= Dwight Henry Bennett =

Dwight Henry Bennett (November 19, 1917 – July 10, 2002) was an aeronautical engineer and one of the early developers of the control configured vehicle (CCV) concept. He won the Wright Brothers Medal in 1972 with R. P. Johannes for the paper Combat Capabilities and Versatility Through CCV, discussing its applications.

==Biography==
He was born on November 19, 1917, in Oklahoma City. Bennett graduated with a BS in Mechanical engineering (ME) from Caltech in 1940, married the former Katherine Mason, and had 3 children. He joined the San Diego Division of Convair, where he worked on the Sea Dart, F-102, F-104 amongst others, for 23 years ultimately rising to Vice President and Assistant to the General Manager.
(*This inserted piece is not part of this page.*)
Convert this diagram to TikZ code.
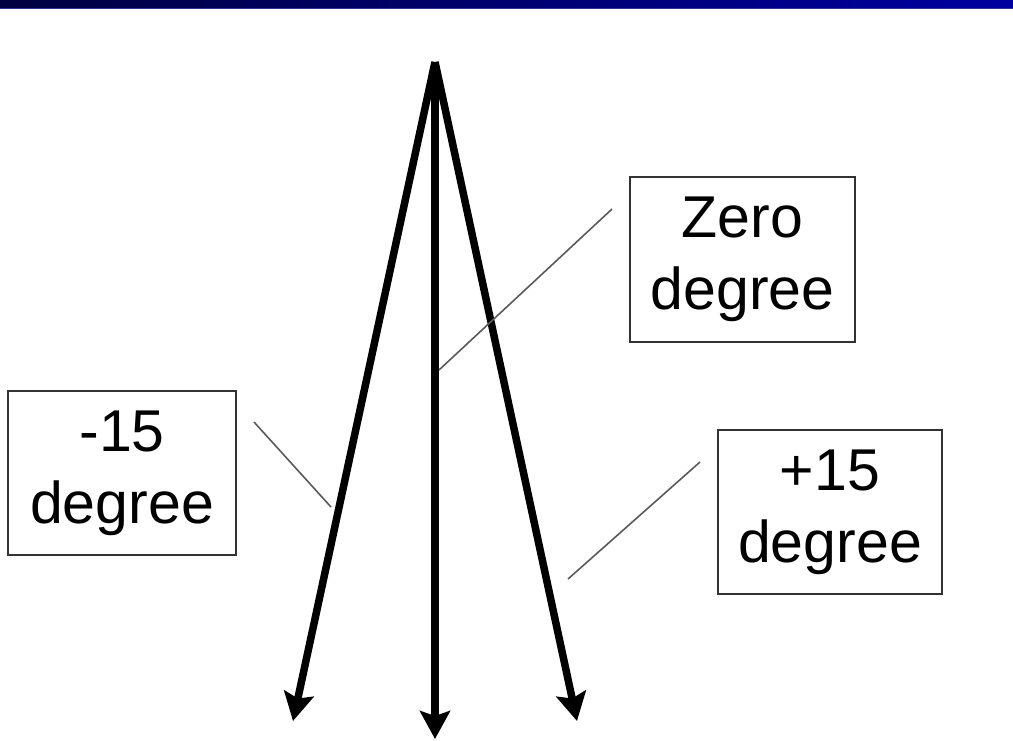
\documentclass[tikz,border=0pt]{standalone}
\usepackage{fontspec}
\setmainfont{Liberation Sans}
\usetikzlibrary{arrows.meta}
\definecolor{barleft}{RGB}{0,0,64}
\definecolor{barright}{RGB}{0,0,160}
\definecolor{leader}{RGB}{90,90,90}
\definecolor{boxline}{RGB}{50,50,50}
\tikzset{
  lbl/.style={draw=boxline, line width=1.6pt, fill=white, align=center,
    font=\fontsize{59}{72}\selectfont, inner sep=0pt},
  ray/.style={line width=7.5pt, -{Stealth[length=28pt,width=30pt,inset=5pt]}},
  leaderline/.style={draw=leader, line width=1.6pt}
}
\begin{document}
\begin{tikzpicture}[x=1pt,y=-1pt]
\useasboundingbox (0,0) rectangle (1013,740);
\fill[white] (0,0) rectangle (1013,740);
\shade[left color=barleft, right color=barright] (0,0) rectangle (1013,7.5);
\draw[color=barright!60!gray, line width=1pt] (0,8.5) -- (1013,8.5);

\coordinate (apex) at (435,62);
\coordinate (tipL) at (293,721);
\coordinate (tipC) at (435,739);
\coordinate (tipR) at (577,721);

\draw[ray] (apex) -- (tipL);
\draw[ray] (apex) -- (tipC);
\draw[ray] (apex) -- (tipR);

\node[lbl, minimum width=225pt, minimum height=165pt] (zero) at (742.5,259.5) {Zero\\degree};
\node[lbl, minimum width=228pt, minimum height=164pt] (minus) at (122,473) {-15\\degree};
\node[lbl, minimum width=224pt, minimum height=164pt] (plus) at (830,512) {+15\\degree};

\coordinate (zA) at (612,209);
\coordinate (zB) at (439,370);
\coordinate (mA) at (254,422);
\coordinate (mB) at (331,507);
\coordinate (pA) at (700,462);
\coordinate (pB) at (568,579);
\draw[leaderline] (zA) -- (zB);
\draw[leaderline] (mA) -- (mB);
\draw[leaderline] (pA) -- (pB);
\end{tikzpicture}
\end{document}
He had flown Mach 2 by 1959. He was Vice President of Aero Commander Aircraft from 1963 through 1964 before moving on to McDonnell Aircraft where he worked on the Breguet 941/McDonnell 188 S.T.O.L. Transport, F-4 Phantom, ending with the F/A-18 Hornet at Northrup, as a director of program engineering. Bennett was also an active flight instructor in all ratings for forty years. He died on July 10, 2002, at the age of 84, in San Diego, California.